§ WHAT YOU NEED TO DO
Write out the material exactly. Do not include the pictures.

§ MATERIAL PROVIDED
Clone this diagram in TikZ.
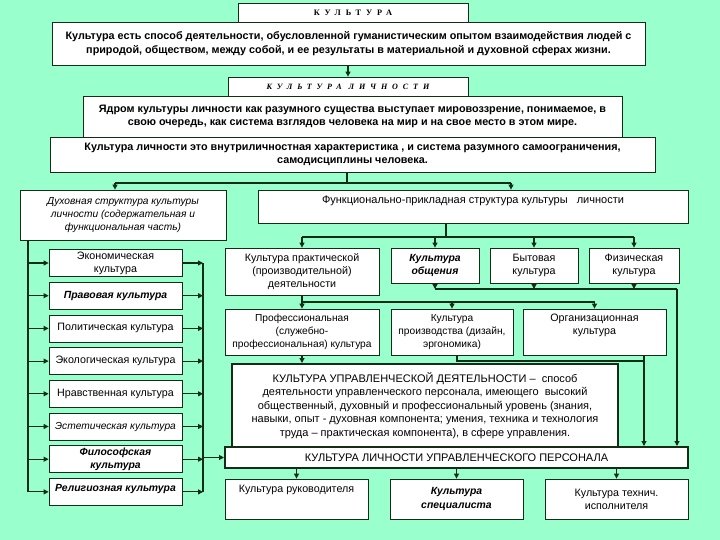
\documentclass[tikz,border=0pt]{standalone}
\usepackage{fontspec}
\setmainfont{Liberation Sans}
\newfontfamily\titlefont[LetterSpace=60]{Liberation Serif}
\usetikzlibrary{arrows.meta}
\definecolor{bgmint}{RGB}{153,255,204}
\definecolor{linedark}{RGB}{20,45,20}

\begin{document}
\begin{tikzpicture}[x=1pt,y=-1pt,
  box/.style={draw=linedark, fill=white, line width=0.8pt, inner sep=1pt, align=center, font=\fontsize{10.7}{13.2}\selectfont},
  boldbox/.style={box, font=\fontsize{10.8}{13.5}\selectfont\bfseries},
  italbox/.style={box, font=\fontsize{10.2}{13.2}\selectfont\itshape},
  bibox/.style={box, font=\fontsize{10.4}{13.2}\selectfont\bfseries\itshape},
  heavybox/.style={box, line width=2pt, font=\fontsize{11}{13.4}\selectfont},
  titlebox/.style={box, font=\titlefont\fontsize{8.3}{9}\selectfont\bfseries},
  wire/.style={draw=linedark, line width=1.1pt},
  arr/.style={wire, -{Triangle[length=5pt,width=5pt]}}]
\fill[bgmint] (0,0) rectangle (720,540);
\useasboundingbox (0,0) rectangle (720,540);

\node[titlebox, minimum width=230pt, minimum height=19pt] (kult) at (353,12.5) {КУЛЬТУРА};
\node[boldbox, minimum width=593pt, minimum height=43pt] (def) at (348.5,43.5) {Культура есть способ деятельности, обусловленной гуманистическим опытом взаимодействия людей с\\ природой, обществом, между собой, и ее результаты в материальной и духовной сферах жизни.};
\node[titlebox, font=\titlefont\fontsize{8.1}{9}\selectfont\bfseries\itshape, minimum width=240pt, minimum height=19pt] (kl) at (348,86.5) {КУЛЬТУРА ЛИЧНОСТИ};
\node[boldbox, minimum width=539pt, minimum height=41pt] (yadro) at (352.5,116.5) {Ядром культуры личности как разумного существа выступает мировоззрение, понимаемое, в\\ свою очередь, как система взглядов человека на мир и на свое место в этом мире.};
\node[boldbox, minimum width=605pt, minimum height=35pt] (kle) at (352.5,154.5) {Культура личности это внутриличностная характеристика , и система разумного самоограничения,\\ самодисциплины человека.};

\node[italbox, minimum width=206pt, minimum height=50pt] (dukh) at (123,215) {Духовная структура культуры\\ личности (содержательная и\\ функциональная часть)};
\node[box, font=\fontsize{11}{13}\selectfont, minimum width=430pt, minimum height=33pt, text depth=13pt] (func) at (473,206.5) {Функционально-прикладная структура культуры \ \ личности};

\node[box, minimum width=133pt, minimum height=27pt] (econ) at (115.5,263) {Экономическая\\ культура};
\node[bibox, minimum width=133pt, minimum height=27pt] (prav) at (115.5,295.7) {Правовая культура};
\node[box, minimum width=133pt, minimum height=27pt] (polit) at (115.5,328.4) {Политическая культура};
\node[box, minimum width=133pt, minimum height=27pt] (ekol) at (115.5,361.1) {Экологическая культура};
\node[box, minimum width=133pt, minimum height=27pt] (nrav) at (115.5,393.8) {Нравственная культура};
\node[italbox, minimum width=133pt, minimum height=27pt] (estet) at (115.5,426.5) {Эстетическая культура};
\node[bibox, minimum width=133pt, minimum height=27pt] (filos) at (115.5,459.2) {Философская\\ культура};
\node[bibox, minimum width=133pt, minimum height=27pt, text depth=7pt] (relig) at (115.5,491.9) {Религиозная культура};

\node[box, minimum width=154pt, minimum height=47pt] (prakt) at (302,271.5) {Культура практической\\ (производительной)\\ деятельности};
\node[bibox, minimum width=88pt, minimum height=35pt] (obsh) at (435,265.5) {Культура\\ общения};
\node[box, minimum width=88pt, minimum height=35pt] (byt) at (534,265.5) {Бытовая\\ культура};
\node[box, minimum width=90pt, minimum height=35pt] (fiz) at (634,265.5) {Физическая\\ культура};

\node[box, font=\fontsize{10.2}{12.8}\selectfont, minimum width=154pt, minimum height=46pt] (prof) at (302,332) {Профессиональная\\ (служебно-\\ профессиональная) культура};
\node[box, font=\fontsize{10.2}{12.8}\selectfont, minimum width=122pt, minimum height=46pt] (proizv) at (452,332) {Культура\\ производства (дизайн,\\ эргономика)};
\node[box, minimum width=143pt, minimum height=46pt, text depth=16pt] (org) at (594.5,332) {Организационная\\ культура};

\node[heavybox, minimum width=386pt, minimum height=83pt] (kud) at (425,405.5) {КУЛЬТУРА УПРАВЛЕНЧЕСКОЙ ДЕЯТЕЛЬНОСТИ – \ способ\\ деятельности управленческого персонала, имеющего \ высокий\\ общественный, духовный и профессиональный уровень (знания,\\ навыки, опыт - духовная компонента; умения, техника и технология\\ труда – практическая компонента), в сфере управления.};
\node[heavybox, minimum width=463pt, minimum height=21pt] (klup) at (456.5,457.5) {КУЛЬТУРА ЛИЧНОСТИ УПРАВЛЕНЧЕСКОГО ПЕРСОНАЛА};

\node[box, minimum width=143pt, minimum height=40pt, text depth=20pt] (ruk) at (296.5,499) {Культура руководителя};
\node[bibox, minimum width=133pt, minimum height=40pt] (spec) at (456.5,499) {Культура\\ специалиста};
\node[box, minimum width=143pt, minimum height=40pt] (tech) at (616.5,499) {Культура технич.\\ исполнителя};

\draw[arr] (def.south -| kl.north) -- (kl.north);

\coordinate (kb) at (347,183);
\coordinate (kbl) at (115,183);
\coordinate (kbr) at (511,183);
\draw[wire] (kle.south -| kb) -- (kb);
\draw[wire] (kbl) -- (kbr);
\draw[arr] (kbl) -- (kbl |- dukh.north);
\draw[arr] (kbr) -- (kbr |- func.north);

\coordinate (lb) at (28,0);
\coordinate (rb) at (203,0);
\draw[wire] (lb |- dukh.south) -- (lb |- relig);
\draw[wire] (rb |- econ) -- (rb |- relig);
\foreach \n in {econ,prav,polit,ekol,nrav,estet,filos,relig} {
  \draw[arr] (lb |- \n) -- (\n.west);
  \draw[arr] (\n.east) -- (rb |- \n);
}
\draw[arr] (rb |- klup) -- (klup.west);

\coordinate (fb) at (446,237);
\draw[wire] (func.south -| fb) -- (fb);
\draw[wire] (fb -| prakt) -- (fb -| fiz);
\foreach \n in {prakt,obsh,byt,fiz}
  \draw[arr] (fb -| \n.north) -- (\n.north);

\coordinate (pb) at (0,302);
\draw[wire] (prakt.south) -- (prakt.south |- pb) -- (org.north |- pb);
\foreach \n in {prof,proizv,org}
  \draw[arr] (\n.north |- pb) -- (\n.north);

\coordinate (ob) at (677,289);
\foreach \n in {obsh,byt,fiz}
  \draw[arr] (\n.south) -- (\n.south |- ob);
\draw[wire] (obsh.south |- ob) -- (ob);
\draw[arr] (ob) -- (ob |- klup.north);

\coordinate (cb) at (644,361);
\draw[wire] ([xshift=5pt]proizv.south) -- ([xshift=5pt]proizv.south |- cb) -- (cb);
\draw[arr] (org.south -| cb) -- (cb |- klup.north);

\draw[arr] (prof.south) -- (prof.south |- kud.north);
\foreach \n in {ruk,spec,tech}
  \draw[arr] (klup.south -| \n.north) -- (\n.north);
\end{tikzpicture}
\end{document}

§ THE SOLUTION
Clone this diagram in TikZ.
\documentclass[tikz,border=0pt]{standalone}
\usepackage{fontspec}
\setmainfont{Liberation Sans}
\newfontfamily\titlefont[LetterSpace=60]{Liberation Serif}
\usetikzlibrary{arrows.meta}
\definecolor{bgmint}{RGB}{153,255,204}
\definecolor{linedark}{RGB}{20,45,20}

\begin{document}
\begin{tikzpicture}[x=1pt,y=-1pt,
  box/.style={draw=linedark, fill=white, line width=0.8pt, inner sep=1pt, align=center, font=\fontsize{10.7}{13.2}\selectfont},
  boldbox/.style={box, font=\fontsize{10.8}{13.5}\selectfont\bfseries},
  italbox/.style={box, font=\fontsize{10.2}{13.2}\selectfont\itshape},
  bibox/.style={box, font=\fontsize{10.4}{13.2}\selectfont\bfseries\itshape},
  heavybox/.style={box, line width=2pt, font=\fontsize{11}{13.4}\selectfont},
  titlebox/.style={box, font=\titlefont\fontsize{8.3}{9}\selectfont\bfseries},
  wire/.style={draw=linedark, line width=1.1pt},
  arr/.style={wire, -{Triangle[length=5pt,width=5pt]}}]
\fill[bgmint] (0,0) rectangle (720,540);
\useasboundingbox (0,0) rectangle (720,540);

\node[titlebox, minimum width=230pt, minimum height=19pt] (kult) at (353,12.5) {КУЛЬТУРА};
\node[boldbox, minimum width=593pt, minimum height=43pt] (def) at (348.5,43.5) {Культура есть способ деятельности, обусловленной гуманистическим опытом взаимодействия людей с\\ природой, обществом, между собой, и ее результаты в материальной и духовной сферах жизни.};
\node[titlebox, font=\titlefont\fontsize{8.1}{9}\selectfont\bfseries\itshape, minimum width=240pt, minimum height=19pt] (kl) at (348,86.5) {КУЛЬТУРА ЛИЧНОСТИ};
\node[boldbox, minimum width=539pt, minimum height=41pt] (yadro) at (352.5,116.5) {Ядром культуры личности как разумного существа выступает мировоззрение, понимаемое, в\\ свою очередь, как система взглядов человека на мир и на свое место в этом мире.};
\node[boldbox, minimum width=605pt, minimum height=35pt] (kle) at (352.5,154.5) {Культура личности это внутриличностная характеристика , и система разумного самоограничения,\\ самодисциплины человека.};

\node[italbox, minimum width=206pt, minimum height=50pt] (dukh) at (123,215) {Духовная структура культуры\\ личности (содержательная и\\ функциональная часть)};
\node[box, font=\fontsize{11}{13}\selectfont, minimum width=430pt, minimum height=33pt, text depth=13pt] (func) at (473,206.5) {Функционально-прикладная структура культуры \ \ личности};

\node[box, minimum width=133pt, minimum height=27pt] (econ) at (115.5,263) {Экономическая\\ культура};
\node[bibox, minimum width=133pt, minimum height=27pt] (prav) at (115.5,295.7) {Правовая культура};
\node[box, minimum width=133pt, minimum height=27pt] (polit) at (115.5,328.4) {Политическая культура};
\node[box, minimum width=133pt, minimum height=27pt] (ekol) at (115.5,361.1) {Экологическая культура};
\node[box, minimum width=133pt, minimum height=27pt] (nrav) at (115.5,393.8) {Нравственная культура};
\node[italbox, minimum width=133pt, minimum height=27pt] (estet) at (115.5,426.5) {Эстетическая культура};
\node[bibox, minimum width=133pt, minimum height=27pt] (filos) at (115.5,459.2) {Философская\\ культура};
\node[bibox, minimum width=133pt, minimum height=27pt, text depth=7pt] (relig) at (115.5,491.9) {Религиозная культура};

\node[box, minimum width=154pt, minimum height=47pt] (prakt) at (302,271.5) {Культура практической\\ (производительной)\\ деятельности};
\node[bibox, minimum width=88pt, minimum height=35pt] (obsh) at (435,265.5) {Культура\\ общения};
\node[box, minimum width=88pt, minimum height=35pt] (byt) at (534,265.5) {Бытовая\\ культура};
\node[box, minimum width=90pt, minimum height=35pt] (fiz) at (634,265.5) {Физическая\\ культура};

\node[box, font=\fontsize{10.2}{12.8}\selectfont, minimum width=154pt, minimum height=46pt] (prof) at (302,332) {Профессиональная\\ (служебно-\\ профессиональная) культура};
\node[box, font=\fontsize{10.2}{12.8}\selectfont, minimum width=122pt, minimum height=46pt] (proizv) at (452,332) {Культура\\ производства (дизайн,\\ эргономика)};
\node[box, minimum width=143pt, minimum height=46pt, text depth=16pt] (org) at (594.5,332) {Организационная\\ культура};

\node[heavybox, minimum width=386pt, minimum height=83pt] (kud) at (425,405.5) {КУЛЬТУРА УПРАВЛЕНЧЕСКОЙ ДЕЯТЕЛЬНОСТИ – \ способ\\ деятельности управленческого персонала, имеющего \ высокий\\ общественный, духовный и профессиональный уровень (знания,\\ навыки, опыт - духовная компонента; умения, техника и технология\\ труда – практическая компонента), в сфере управления.};
\node[heavybox, minimum width=463pt, minimum height=21pt] (klup) at (456.5,457.5) {КУЛЬТУРА ЛИЧНОСТИ УПРАВЛЕНЧЕСКОГО ПЕРСОНАЛА};

\node[box, minimum width=143pt, minimum height=40pt, text depth=20pt] (ruk) at (296.5,499) {Культура руководителя};
\node[bibox, minimum width=133pt, minimum height=40pt] (spec) at (456.5,499) {Культура\\ специалиста};
\node[box, minimum width=143pt, minimum height=40pt] (tech) at (616.5,499) {Культура технич.\\ исполнителя};

\draw[arr] (def.south -| kl.north) -- (kl.north);

\coordinate (kb) at (347,183);
\coordinate (kbl) at (115,183);
\coordinate (kbr) at (511,183);
\draw[wire] (kle.south -| kb) -- (kb);
\draw[wire] (kbl) -- (kbr);
\draw[arr] (kbl) -- (kbl |- dukh.north);
\draw[arr] (kbr) -- (kbr |- func.north);

\coordinate (lb) at (28,0);
\coordinate (rb) at (203,0);
\draw[wire] (lb |- dukh.south) -- (lb |- relig);
\draw[wire] (rb |- econ) -- (rb |- relig);
\foreach \n in {econ,prav,polit,ekol,nrav,estet,filos,relig} {
  \draw[arr] (lb |- \n) -- (\n.west);
  \draw[arr] (\n.east) -- (rb |- \n);
}
\draw[arr] (rb |- klup) -- (klup.west);

\coordinate (fb) at (446,237);
\draw[wire] (func.south -| fb) -- (fb);
\draw[wire] (fb -| prakt) -- (fb -| fiz);
\foreach \n in {prakt,obsh,byt,fiz}
  \draw[arr] (fb -| \n.north) -- (\n.north);

\coordinate (pb) at (0,302);
\draw[wire] (prakt.south) -- (prakt.south |- pb) -- (org.north |- pb);
\foreach \n in {prof,proizv,org}
  \draw[arr] (\n.north |- pb) -- (\n.north);

\coordinate (ob) at (677,289);
\foreach \n in {obsh,byt,fiz}
  \draw[arr] (\n.south) -- (\n.south |- ob);
\draw[wire] (obsh.south |- ob) -- (ob);
\draw[arr] (ob) -- (ob |- klup.north);

\coordinate (cb) at (644,361);
\draw[wire] ([xshift=5pt]proizv.south) -- ([xshift=5pt]proizv.south |- cb) -- (cb);
\draw[arr] (org.south -| cb) -- (cb |- klup.north);

\draw[arr] (prof.south) -- (prof.south |- kud.north);
\foreach \n in {ruk,spec,tech}
  \draw[arr] (klup.south -| \n.north) -- (\n.north);
\end{tikzpicture}
\end{document}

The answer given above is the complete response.